At first I thought that the emulator can run with any defined speed, so it can be simply slowed down whenever the transmission occurs. However, this would require CPU tick-by-tick synchronization between two instances and that’s a lot of ticks to synchronize (internal clock works with 4.19MHz speed), so at best, it would be a very laggy experience, if usable at all.
No, there must be a better way.
Approach 2: let’s merge two Game Boys together
OK, here’s an idea. The link cable requires sub-millisecond latency, but what actually matters for the netplay are the button press events, and these can be easily sent with much higher latency. What if we emulate both Game Boys for each player and only send button presses between them? We’d create some kind of hybrid console, consisting of two Game Boys running the same game. One of them would receive button presses from the player, while the other would be controlled remotely. It’d also be hidden, so no screen emulation, no sound, it’d be only used as a source of serial link communication.
This way we no longer need to solve the sub-millisecond link problem. Instead we end up with something simpler, that has potentially already been solved for other emulators - a two-player machine that needs to synchronize button presses. The fact that in our case this machine actually consists of two Game Boys, where one is hidden, doesn’t really change anything.
Implementing this was a bit hard from the software engineering point of view. From the beginning I tried to separate emulation logic from the IO (sound via Java Audio, video and joypad via Swing), but configuring two separate instances, where one received button presses from Swing (but also sends them through TCP) and the second receives them from TCP made the dependency graph a nightmare. I decided to get rid of all the ad-hoc event listeners and migrate to the EventBus pattern, which allowed me to programmatically manage the dependencies between particular components. It made the development much easier and I was finally able to test the idea.
I hoped that this would just work. I assumed that even if the button presses don’t synchronize ideally on the same CPU tick, it shouldn’t matter, because these are old games and precision on this level isn’t required. As you can tell from the length of this blog post - I was wrong again.
So, 2-player Tetris worked, but it produced different tetrominoes for each player. This was strange and it got me thinking. Tetris blocks are chosen randomly, but how Game Boy can do anything random, if it’s fully deterministic? There’s no RTC in it, or any sensor that can read some kind of noise. The only non-deterministic thing is… user input - button presses. So the game must read button presses, count the number of ticks when this happens and treat the count as a random seed. But this means that the presses actually must be synchronized up to a single tick - otherwise both players will be running a different game. Great, just great.

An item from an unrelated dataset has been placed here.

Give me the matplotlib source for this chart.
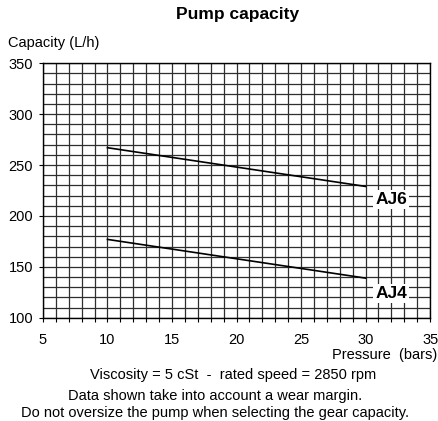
import numpy as np
import matplotlib
matplotlib.use('Agg')
import matplotlib.pyplot as plt

plt.rcParams['font.family'] = ['Liberation Sans', 'DejaVu Sans']

# curve data
pressure = [10, 30]
aj6_capacity = [267, 229]
aj4_capacity = [177, 139]

curve_labels = ['AJ6', 'AJ4']
label_pos = [(32.0, 216), (32.0, 124)]

x_ticks = [5, 10, 15, 20, 25, 30, 35]
y_ticks = [100, 150, 200, 250, 300, 350]

fig = plt.figure(figsize=(4.38, 4.21), dpi=100)
ax = fig.add_axes([0.098, 0.245, 0.884, 0.605])

ax.set_xlim(5, 35)
ax.set_ylim(100, 350)
ax.set_xticks(x_ticks)
ax.set_yticks(y_ticks)
ax.set_xticks(np.arange(5, 36, 1), minor=True)
ax.set_yticks(np.arange(100, 351, 10), minor=True)
ax.grid(which='both', color='#2e2e2e', linewidth=0.9)
ax.set_axisbelow(True)
ax.tick_params(which='both', length=3, width=0.8, direction='out',
               labelsize=10.5, pad=8)
ax.tick_params(axis='y', which='minor', length=0)
ax.tick_params(axis='y', pad=4)
for sp in ax.spines.values():
    sp.set_linewidth(1.0)
    sp.set_color('black')

ax.plot(pressure, aj6_capacity, color='black', lw=1.2)
ax.plot(pressure, aj4_capacity, color='black', lw=1.2)

for lab, (xx, yy) in zip(curve_labels, label_pos):
    ax.text(xx, yy, lab, ha='center', va='center', fontsize=12.5,
            fontweight='bold',
            bbox=dict(facecolor='white', edgecolor='none', pad=1.5))

fig.text(0.543, 0.965, 'Pump capacity', ha='center', va='center',
         fontsize=12.5, fontweight='bold')
fig.text(0.018, 0.898, 'Capacity (L/h)', ha='left', va='center',
         fontsize=10.5)
fig.text(0.998, 0.157, 'Pressure  (bars)', ha='right', va='center',
         fontsize=10.5)
fig.text(0.532, 0.109, 'Viscosity = 5 cSt  -  rated speed = 2850 rpm',
         ha='center', va='center', fontsize=10.5)
fig.text(0.490, 0.060, 'Data shown take into account a wear margin.',
         ha='center', va='center', fontsize=10.5)
fig.text(0.490, 0.018,
         'Do not oversize the pump when selecting the gear capacity.',
         ha='center', va='center', fontsize=10.5)

fig.savefig('out.png', dpi=100, facecolor='white')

Approach 3: time machine AKA rollback
OK, so we actually need to synchronize up to a single tick, otherwise we lose the deterministic execution, which is required for the netplay, as both emulators will run something different.
Maybe it doesn’t need to be a single tick. A single frame can be enough. We can only send button presses on the full frame and the user shouldn’t notice a difference. Game Boy runs with ~60 FPS, so both instances need to be synchronized up to 1/60 s. Easy peasy? Not really.
If one emulator is running slower, by a few frames, and it sends a button press, it’ll be too late to apply it on the second emulator - it can’t go back in time! Therefore both emulators should synchronize the execution of every frame, which would lead to a quite complex protocol. Also, it’d only work with the <16ms latency, which is doable at home, but over the internet may be problematic and certainly won’t lead to a smooth experience.
However, synchronizing button presses between two emulators should be a solved problem, right? After all, many emulators offer smooth netplay. How are they doing it? I was asking myself (and Google) the same question until I found the video called Netplay in RetroArch. The video presents a great idea: what if we can go back in time after receiving a button press from the past?
This idea is called rollback netplay and it’s based on the emulator’s ability to create a snapshot of the internal state in every frame, together with the local button states. If we receive a remote button press from the past, we can just rewind emulation, apply the event and fast-forward again to the current frame, applying all local buttons pressed in the meantime. Usually we don’t need to go back too far - just a few frames, so the whole operation is transparent to the user. If the remote event comes with a future frame id - that’s fine too, we can fast-forward the local emulator state to that frame and just apply it.
This whole idea resembles how Git or any distributed database works. There’s a commit list (list of snapshots) and a remote commit, rebasing the history. Luckily, in this case we won’t have any conflicts, because the local player is fully in control of the Game Boy 1 and the remote player controls the (invisible) Game Boy 2 in our hybrid, two-console system. They only communicate via the local serial link (which also has a tiny state that needs to be rewound).
Rollback netplay requires fast snapshot and restore functions. Coffee GB already had snapshot support, but it was based on Java serialization, which is pretty slow. It was enough to save state before a hard end-level boss fight, but not enough to run on every frame. To make it better, I implemented the Memento pattern on every class containing emulation state: CPU, sound, GPU, timer, etc. This is much faster and doesn’t require serialization or reflection.
Finally, after joining it all together and fixing a few bugs I ran Bust-a-Move Millennium (which is good for testing, because it displays both player screens at the same time) - and it worked! No garbage on the screen, no desynchronization, everything is working even on a high-latency network. I used Toxiproxy to simulate latency around 120 ms and Bust-a-Move was still playable.
There were a few loose ends, like battery save support (these need to be transmitted too, before the emulation starts), but finally after a few days I was able to get it to the desired state. I’m quite happy with the result. I’m already thinking about a feature that I can add in the next 8 years!